### What to produce
Carry none of the pictures over; set down the material below exactly.

### Dataset excerpt
*-*-*

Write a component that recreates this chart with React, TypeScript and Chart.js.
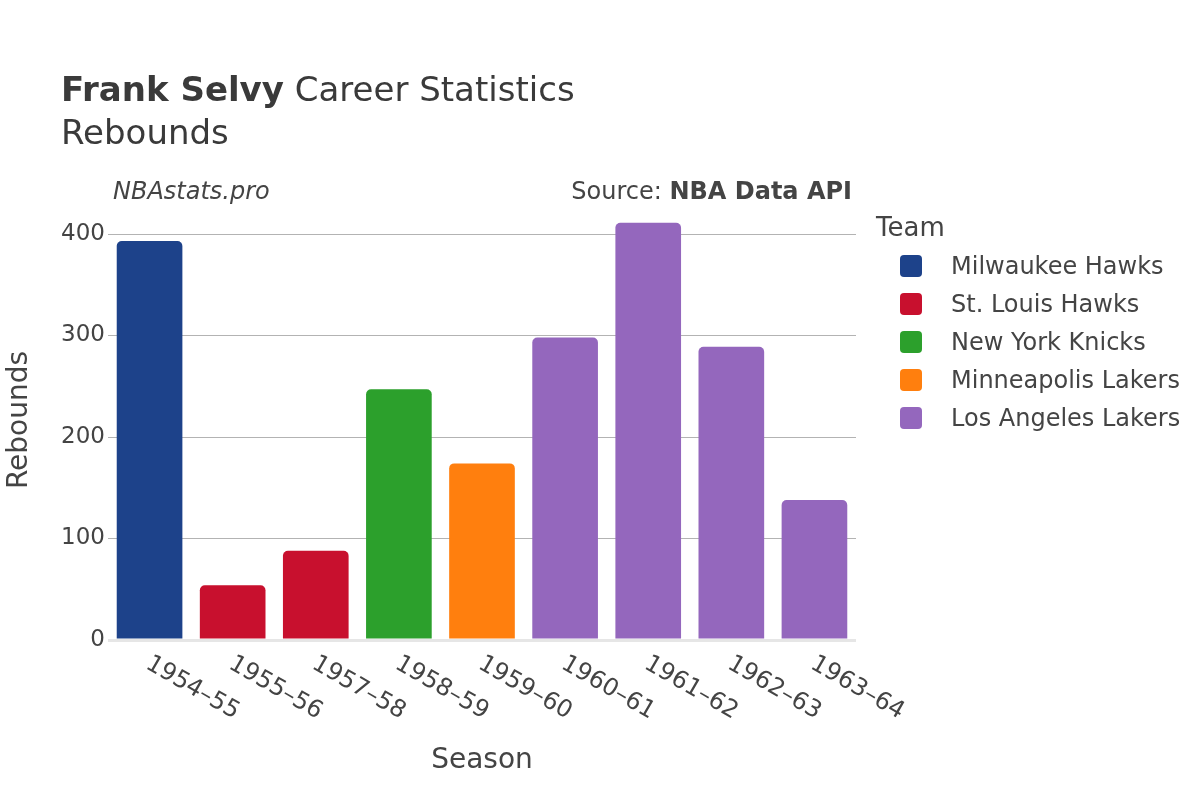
import React, { useEffect, useRef } from 'react';
import { Chart, registerables } from 'chart.js';

Chart.register(...registerables);

const seasons = ['1954–55', '1955–56', '1957–58', '1958–59', '1959–60', '1960–61', '1961–62', '1962–63', '1963–64'];
const rebounds = [393, 54, 88, 247, 174, 298, 411, 289, 138];
const seasonTeams = [
  'Milwaukee Hawks',
  'St. Louis Hawks',
  'St. Louis Hawks',
  'New York Knicks',
  'Minneapolis Lakers',
  'Los Angeles Lakers',
  'Los Angeles Lakers',
  'Los Angeles Lakers',
  'Los Angeles Lakers',
];
const teams = ['Milwaukee Hawks', 'St. Louis Hawks', 'New York Knicks', 'Minneapolis Lakers', 'Los Angeles Lakers'];
const teamColors = ['#1d428a', '#c8102e', '#2ca02c', '#ff7f0e', '#9467bd'];
const yTicks = [0, 100, 200, 300, 400];
const yMax = 433.5;

const FONT = '"DejaVu Sans", sans-serif';
const TEXT = '#444';

const xLabelPlugin = {
  id: 'xLabels',
  afterDraw(chart: any) {
    const xs = chart.scales.x;
    const ctx = chart.ctx;
    ctx.save();
    ctx.font = `24px ${FONT}`;
    ctx.fillStyle = TEXT;
    ctx.textAlign = 'left';
    ctx.textBaseline = 'middle';
    seasons.forEach((s, i) => {
      const x = xs.getPixelForValue(i);
      ctx.save();
      ctx.translate(x - 2, chart.chartArea.bottom + 22);
      ctx.rotate(Math.PI / 6);
      ctx.fillText(s, 0, 0);
      ctx.restore();
    });
    ctx.restore();
  },
};

export default function App() {
  const ref = useRef<HTMLCanvasElement>(null);

  useEffect(() => {
    document.body.style.margin = '0';
    const canvas = ref.current;
    if (!canvas) return;
    const datasets = teams.map((team, ti) => ({
      label: team,
      data: rebounds.map((v, i) => (seasonTeams[i] === team ? v : null)),
      backgroundColor: teamColors[ti],
      borderWidth: 0,
      borderRadius: { topLeft: 5, topRight: 5, bottomLeft: 0, bottomRight: 0 },
      borderSkipped: false,
      barPercentage: 0.79,
      categoryPercentage: 1,
    }));
    const chart = new Chart(canvas, {
      type: 'bar',
      data: { labels: seasons, datasets: datasets as any },
      plugins: [xLabelPlugin],
      options: {
        animation: false,
        responsive: false,
        maintainAspectRatio: false,
        devicePixelRatio: 1,
        layout: { padding: { left: 0, right: 344, top: 200, bottom: 0 } },
        plugins: {
          legend: { display: false },
          tooltip: { enabled: false },
          title: { display: false },
        },
        scales: {
          x: {
            stacked: true,
            grid: { display: false },
            border: { display: false },
            ticks: { display: false },
            title: {
              display: true,
              text: 'Season',
              font: { family: FONT, size: 28 },
              color: TEXT,
              padding: 22,
            },
            afterFit: (s: any) => {
              s.height = 160;
            },
          },
          y: {
            stacked: true,
            min: 0,
            max: yMax,
            afterBuildTicks: (s: any) => {
              s.ticks = yTicks.map((v) => ({ value: v }));
            },
            ticks: {
              font: { family: FONT, size: 23 },
              color: TEXT,
              padding: 3,
            },
            grid: {
              color: (c: any) => (c.tick && c.tick.value === 0 ? '#e6e6e6' : '#b3b3b3'),
              lineWidth: (c: any) => (c.tick && c.tick.value === 0 ? 3 : 1),
              drawTicks: false,
            },
            border: { display: false },
            title: {
              display: true,
              text: 'Rebounds',
              font: { family: FONT, size: 28 },
              color: TEXT,
              padding: 3,
            },
            afterFit: (s: any) => {
              s.width = 108;
            },
          },
        },
      } as any,
    });
    return () => chart.destroy();
  }, []);

  return (
    <div style={{ position: 'relative', width: 1200, height: 800, fontFamily: FONT, color: TEXT, background: '#fff' }}>
      <canvas ref={ref} width={1200} height={800} style={{ position: 'absolute', left: 0, top: 0, width: 1200, height: 800 }} />
      <div style={{ position: 'absolute', left: 61, top: 72, fontSize: 34, lineHeight: '34px', whiteSpace: 'nowrap', color: '#3a3a3a' }}>
        <b>Frank Selvy</b> Career Statistics
      </div>
      <div style={{ position: 'absolute', left: 61, top: 115, fontSize: 34, lineHeight: '34px', whiteSpace: 'nowrap', color: '#3a3a3a' }}>
        Rebounds
      </div>
      <div style={{ position: 'absolute', left: 113, top: 179, fontSize: 24, lineHeight: '24px', fontStyle: 'italic', whiteSpace: 'nowrap' }}>
        NBAstats.pro
      </div>
      <div style={{ position: 'absolute', right: 348, top: 179, fontSize: 24, lineHeight: '24px', whiteSpace: 'nowrap' }}>
        Source: <b>NBA Data API</b>
      </div>
      <div style={{ position: 'absolute', left: 876, top: 214, fontSize: 26, lineHeight: '26px', whiteSpace: 'nowrap' }}>
        Team
      </div>
      {teams.map((t, i) => (
        <div key={t}>
          <div
            style={{
              position: 'absolute',
              left: 900,
              top: 255 + i * 38,
              width: 22,
              height: 22,
              borderRadius: 4,
              background: teamColors[i],
            }}
          />
          <div style={{ position: 'absolute', left: 951, top: 254 + i * 38, fontSize: 24, lineHeight: '24px', whiteSpace: 'nowrap' }}>
            {t}
          </div>
        </div>
      ))}
    </div>
  );
}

*-*-*

### Finished answer
Write a component that recreates this chart with React, TypeScript and Chart.js.
import React, { useEffect, useRef } from 'react';
import { Chart, registerables } from 'chart.js';

Chart.register(...registerables);

const seasons = ['1954–55', '1955–56', '1957–58', '1958–59', '1959–60', '1960–61', '1961–62', '1962–63', '1963–64'];
const rebounds = [393, 54, 88, 247, 174, 298, 411, 289, 138];
const seasonTeams = [
  'Milwaukee Hawks',
  'St. Louis Hawks',
  'St. Louis Hawks',
  'New York Knicks',
  'Minneapolis Lakers',
  'Los Angeles Lakers',
  'Los Angeles Lakers',
  'Los Angeles Lakers',
  'Los Angeles Lakers',
];
const teams = ['Milwaukee Hawks', 'St. Louis Hawks', 'New York Knicks', 'Minneapolis Lakers', 'Los Angeles Lakers'];
const teamColors = ['#1d428a', '#c8102e', '#2ca02c', '#ff7f0e', '#9467bd'];
const yTicks = [0, 100, 200, 300, 400];
const yMax = 433.5;

const FONT = '"DejaVu Sans", sans-serif';
const TEXT = '#444';

const xLabelPlugin = {
  id: 'xLabels',
  afterDraw(chart: any) {
    const xs = chart.scales.x;
    const ctx = chart.ctx;
    ctx.save();
    ctx.font = `24px ${FONT}`;
    ctx.fillStyle = TEXT;
    ctx.textAlign = 'left';
    ctx.textBaseline = 'middle';
    seasons.forEach((s, i) => {
      const x = xs.getPixelForValue(i);
      ctx.save();
      ctx.translate(x - 2, chart.chartArea.bottom + 22);
      ctx.rotate(Math.PI / 6);
      ctx.fillText(s, 0, 0);
      ctx.restore();
    });
    ctx.restore();
  },
};

export default function App() {
  const ref = useRef<HTMLCanvasElement>(null);

  useEffect(() => {
    document.body.style.margin = '0';
    const canvas = ref.current;
    if (!canvas) return;
    const datasets = teams.map((team, ti) => ({
      label: team,
      data: rebounds.map((v, i) => (seasonTeams[i] === team ? v : null)),
      backgroundColor: teamColors[ti],
      borderWidth: 0,
      borderRadius: { topLeft: 5, topRight: 5, bottomLeft: 0, bottomRight: 0 },
      borderSkipped: false,
      barPercentage: 0.79,
      categoryPercentage: 1,
    }));
    const chart = new Chart(canvas, {
      type: 'bar',
      data: { labels: seasons, datasets: datasets as any },
      plugins: [xLabelPlugin],
      options: {
        animation: false,
        responsive: false,
        maintainAspectRatio: false,
        devicePixelRatio: 1,
        layout: { padding: { left: 0, right: 344, top: 200, bottom: 0 } },
        plugins: {
          legend: { display: false },
          tooltip: { enabled: false },
          title: { display: false },
        },
        scales: {
          x: {
            stacked: true,
            grid: { display: false },
            border: { display: false },
            ticks: { display: false },
            title: {
              display: true,
              text: 'Season',
              font: { family: FONT, size: 28 },
              color: TEXT,
              padding: 22,
            },
            afterFit: (s: any) => {
              s.height = 160;
            },
          },
          y: {
            stacked: true,
            min: 0,
            max: yMax,
            afterBuildTicks: (s: any) => {
              s.ticks = yTicks.map((v) => ({ value: v }));
            },
            ticks: {
              font: { family: FONT, size: 23 },
              color: TEXT,
              padding: 3,
            },
            grid: {
              color: (c: any) => (c.tick && c.tick.value === 0 ? '#e6e6e6' : '#b3b3b3'),
              lineWidth: (c: any) => (c.tick && c.tick.value === 0 ? 3 : 1),
              drawTicks: false,
            },
            border: { display: false },
            title: {
              display: true,
              text: 'Rebounds',
              font: { family: FONT, size: 28 },
              color: TEXT,
              padding: 3,
            },
            afterFit: (s: any) => {
              s.width = 108;
            },
          },
        },
      } as any,
    });
    return () => chart.destroy();
  }, []);

  return (
    <div style={{ position: 'relative', width: 1200, height: 800, fontFamily: FONT, color: TEXT, background: '#fff' }}>
      <canvas ref={ref} width={1200} height={800} style={{ position: 'absolute', left: 0, top: 0, width: 1200, height: 800 }} />
      <div style={{ position: 'absolute', left: 61, top: 72, fontSize: 34, lineHeight: '34px', whiteSpace: 'nowrap', color: '#3a3a3a' }}>
        <b>Frank Selvy</b> Career Statistics
      </div>
      <div style={{ position: 'absolute', left: 61, top: 115, fontSize: 34, lineHeight: '34px', whiteSpace: 'nowrap', color: '#3a3a3a' }}>
        Rebounds
      </div>
      <div style={{ position: 'absolute', left: 113, top: 179, fontSize: 24, lineHeight: '24px', fontStyle: 'italic', whiteSpace: 'nowrap' }}>
        NBAstats.pro
      </div>
      <div style={{ position: 'absolute', right: 348, top: 179, fontSize: 24, lineHeight: '24px', whiteSpace: 'nowrap' }}>
        Source: <b>NBA Data API</b>
      </div>
      <div style={{ position: 'absolute', left: 876, top: 214, fontSize: 26, lineHeight: '26px', whiteSpace: 'nowrap' }}>
        Team
      </div>
      {teams.map((t, i) => (
        <div key={t}>
          <div
            style={{
              position: 'absolute',
              left: 900,
              top: 255 + i * 38,
              width: 22,
              height: 22,
              borderRadius: 4,
              background: teamColors[i],
            }}
          />
          <div style={{ position: 'absolute', left: 951, top: 254 + i * 38, fontSize: 24, lineHeight: '24px', whiteSpace: 'nowrap' }}>
            {t}
          </div>
        </div>
      ))}
    </div>
  );
}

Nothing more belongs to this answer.